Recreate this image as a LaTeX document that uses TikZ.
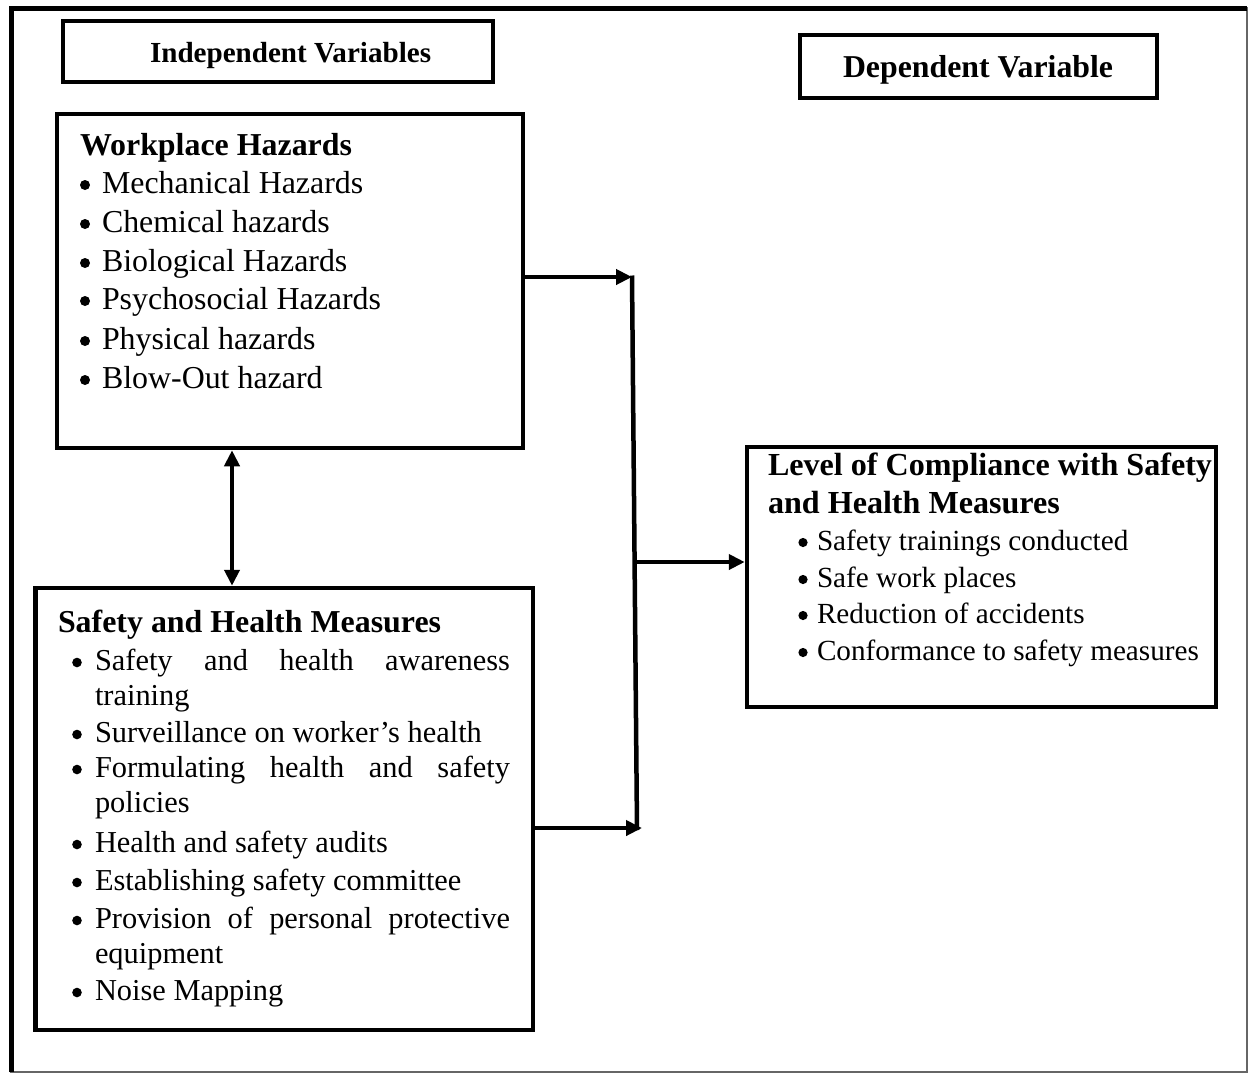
\documentclass[tikz,border=0pt]{standalone}
\usepackage{fontspec}
\setmainfont{Liberation Serif}
\usetikzlibrary{arrows.meta}
\begin{document}
\begin{tikzpicture}[x=1pt,y=-1pt,
  box/.style={draw, line width=4.5pt, inner sep=0pt},
  txt/.style={anchor=base west, inner sep=0pt, outer sep=0pt},
  hd/.style={txt, font=\fontsize{31.9}{38}\selectfont\bfseries},
  wht/.style={txt, font=\fontsize{31.9}{38}\selectfont},
  sht/.style={txt, font=\fontsize{30.4}{36}\selectfont},
  cmt/.style={txt, font=\fontsize{29.2}{35}\selectfont},
  conn/.style={line width=4.5pt},
  arr/.style={line width=4.5pt, -{Triangle[length=16pt,width=15pt]}},
  darr/.style={line width=4.5pt, {Triangle[length=16pt,width=15pt]}-{Triangle[length=16pt,width=15pt]}},
]
\useasboundingbox (0,0) rectangle (1249,1074);
\fill[white] (0,0) rectangle (1249,1074);
% outer frame
\draw[line width=1.5pt, black!60] (11,8) rectangle (1247,1072);
\draw[line width=5pt] (11,1072) -- (11,8) -- (1247,8);

% boxes
\node[box, minimum width=430pt, minimum height=61pt] (ind) at (278,51.5) {};
\node[box, minimum width=357pt, minimum height=63pt] (dep) at (978.5,66.5) {};
\node[box, minimum width=466pt, minimum height=334pt] (wh) at (290,281) {};
\node[box, minimum width=497.5pt, minimum height=442pt] (sh) at (284.25,809) {};
\node[box, minimum width=469pt, minimum height=260pt] (cm) at (981.5,577) {};

% titles
\node[txt, font=\fontsize{29.1}{35}\selectfont\bfseries] (indt) at (150,62) {Independent Variables};
\node[txt, font=\fontsize{31.8}{38}\selectfont\bfseries] (dept) at (843,77) {Dependent Variable};

% workplace hazards
\node[hd] (whh) at (80,155) {Workplace Hazards};
\node[wht] (wh1) at (102,193) {Mechanical Hazards};
\node[wht] (wh2) at (102,232) {Chemical hazards};
\node[wht] (wh3) at (102,271) {Biological Hazards};
\node[wht] (wh4) at (102,309) {Psychosocial Hazards};
\node[wht] (wh5) at (102,349) {Physical hazards};
\node[wht] (wh6) at (102,388) {Blow-Out hazard};

% safety and health measures
\node[hd] (shh) at (58,632) {Safety and Health Measures};
\node[sht] (sh1) at (95,670) {\makebox[415pt][s]{Safety and health awareness}};
\node[sht] (sh1b) at (95,705) {training};
\node[sht] (sh2) at (95,742) {Surveillance on worker’s health};
\node[sht] (sh3) at (95,777) {\makebox[415pt][s]{Formulating health and safety}};
\node[sht] (sh3b) at (95,812) {policies};
\node[sht] (sh4) at (95,852) {Health and safety audits};
\node[sht] (sh5) at (95,890) {Establishing safety committee};
\node[sht] (sh6) at (95,928) {\makebox[415pt][s]{Provision of personal protective}};
\node[sht] (sh6b) at (95,963) {equipment};
\node[sht] (sh7) at (95,1000) {Noise Mapping};

% compliance
\node[hd, font=\fontsize{32.1}{38}\selectfont\bfseries] (cmh1) at (768,475) {Level of Compliance with Safety};
\node[hd, font=\fontsize{32.1}{38}\selectfont\bfseries] (cmh2) at (768,513) {and Health Measures};
\node[cmt] (cm1) at (817,550) {Safety trainings conducted};
\node[cmt] (cm2) at (817,587) {Safe work places};
\node[cmt] (cm3) at (817,623) {Reduction of accidents};
\node[cmt] (cm4) at (817,660) {Conformance to safety measures};

% bullets
\foreach \n in {wh1,wh2,wh3,wh4,wh5,wh6}
  \fill ([xshift=-17pt,yshift=8pt]\n.base west) circle (5pt);
\foreach \n in {sh1,sh2,sh3,sh4,sh5,sh6,sh7}
  \fill ([xshift=-18pt,yshift=7.5pt]\n.base west) circle (4.8pt);
\foreach \n in {cm1,cm2,cm3,cm4}
  \fill ([xshift=-14pt,yshift=7.5pt]\n.base west) circle (4.6pt);

% connectors
\coordinate (j1) at (632,277);
\coordinate (j2) at (637,828);
\coordinate (t2) at (642,828);
\coordinate (j3) at (635,562);
\coordinate (dx) at (232,0);
\draw[conn] (632,275.5) -- (j2 |- 0,830);
\draw[arr] (j1 -| wh.east) -- (j1);
\draw[arr] (t2 -| sh.east) -- (t2);
\draw[arr] (j3) -- (j3 -| cm.west);
\draw[darr] (dx |- wh.south) -- (dx |- sh.north);
\end{tikzpicture}
\end{document}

....

#### Task requirements:
Write out the full listing verbatim, excluding its pictures.

#### The answer:
Recreate this image as a LaTeX document that uses TikZ.
\documentclass[tikz,border=0pt]{standalone}
\usepackage{fontspec}
\setmainfont{Liberation Serif}
\usetikzlibrary{arrows.meta}
\begin{document}
\begin{tikzpicture}[x=1pt,y=-1pt,
  box/.style={draw, line width=4.5pt, inner sep=0pt},
  txt/.style={anchor=base west, inner sep=0pt, outer sep=0pt},
  hd/.style={txt, font=\fontsize{31.9}{38}\selectfont\bfseries},
  wht/.style={txt, font=\fontsize{31.9}{38}\selectfont},
  sht/.style={txt, font=\fontsize{30.4}{36}\selectfont},
  cmt/.style={txt, font=\fontsize{29.2}{35}\selectfont},
  conn/.style={line width=4.5pt},
  arr/.style={line width=4.5pt, -{Triangle[length=16pt,width=15pt]}},
  darr/.style={line width=4.5pt, {Triangle[length=16pt,width=15pt]}-{Triangle[length=16pt,width=15pt]}},
]
\useasboundingbox (0,0) rectangle (1249,1074);
\fill[white] (0,0) rectangle (1249,1074);
% outer frame
\draw[line width=1.5pt, black!60] (11,8) rectangle (1247,1072);
\draw[line width=5pt] (11,1072) -- (11,8) -- (1247,8);

% boxes
\node[box, minimum width=430pt, minimum height=61pt] (ind) at (278,51.5) {};
\node[box, minimum width=357pt, minimum height=63pt] (dep) at (978.5,66.5) {};
\node[box, minimum width=466pt, minimum height=334pt] (wh) at (290,281) {};
\node[box, minimum width=497.5pt, minimum height=442pt] (sh) at (284.25,809) {};
\node[box, minimum width=469pt, minimum height=260pt] (cm) at (981.5,577) {};

% titles
\node[txt, font=\fontsize{29.1}{35}\selectfont\bfseries] (indt) at (150,62) {Independent Variables};
\node[txt, font=\fontsize{31.8}{38}\selectfont\bfseries] (dept) at (843,77) {Dependent Variable};

% workplace hazards
\node[hd] (whh) at (80,155) {Workplace Hazards};
\node[wht] (wh1) at (102,193) {Mechanical Hazards};
\node[wht] (wh2) at (102,232) {Chemical hazards};
\node[wht] (wh3) at (102,271) {Biological Hazards};
\node[wht] (wh4) at (102,309) {Psychosocial Hazards};
\node[wht] (wh5) at (102,349) {Physical hazards};
\node[wht] (wh6) at (102,388) {Blow-Out hazard};

% safety and health measures
\node[hd] (shh) at (58,632) {Safety and Health Measures};
\node[sht] (sh1) at (95,670) {\makebox[415pt][s]{Safety and health awareness}};
\node[sht] (sh1b) at (95,705) {training};
\node[sht] (sh2) at (95,742) {Surveillance on worker’s health};
\node[sht] (sh3) at (95,777) {\makebox[415pt][s]{Formulating health and safety}};
\node[sht] (sh3b) at (95,812) {policies};
\node[sht] (sh4) at (95,852) {Health and safety audits};
\node[sht] (sh5) at (95,890) {Establishing safety committee};
\node[sht] (sh6) at (95,928) {\makebox[415pt][s]{Provision of personal protective}};
\node[sht] (sh6b) at (95,963) {equipment};
\node[sht] (sh7) at (95,1000) {Noise Mapping};

% compliance
\node[hd, font=\fontsize{32.1}{38}\selectfont\bfseries] (cmh1) at (768,475) {Level of Compliance with Safety};
\node[hd, font=\fontsize{32.1}{38}\selectfont\bfseries] (cmh2) at (768,513) {and Health Measures};
\node[cmt] (cm1) at (817,550) {Safety trainings conducted};
\node[cmt] (cm2) at (817,587) {Safe work places};
\node[cmt] (cm3) at (817,623) {Reduction of accidents};
\node[cmt] (cm4) at (817,660) {Conformance to safety measures};

% bullets
\foreach \n in {wh1,wh2,wh3,wh4,wh5,wh6}
  \fill ([xshift=-17pt,yshift=8pt]\n.base west) circle (5pt);
\foreach \n in {sh1,sh2,sh3,sh4,sh5,sh6,sh7}
  \fill ([xshift=-18pt,yshift=7.5pt]\n.base west) circle (4.8pt);
\foreach \n in {cm1,cm2,cm3,cm4}
  \fill ([xshift=-14pt,yshift=7.5pt]\n.base west) circle (4.6pt);

% connectors
\coordinate (j1) at (632,277);
\coordinate (j2) at (637,828);
\coordinate (t2) at (642,828);
\coordinate (j3) at (635,562);
\coordinate (dx) at (232,0);
\draw[conn] (632,275.5) -- (j2 |- 0,830);
\draw[arr] (j1 -| wh.east) -- (j1);
\draw[arr] (t2 -| sh.east) -- (t2);
\draw[arr] (j3) -- (j3 -| cm.west);
\draw[darr] (dx |- wh.south) -- (dx |- sh.north);
\end{tikzpicture}
\end{document}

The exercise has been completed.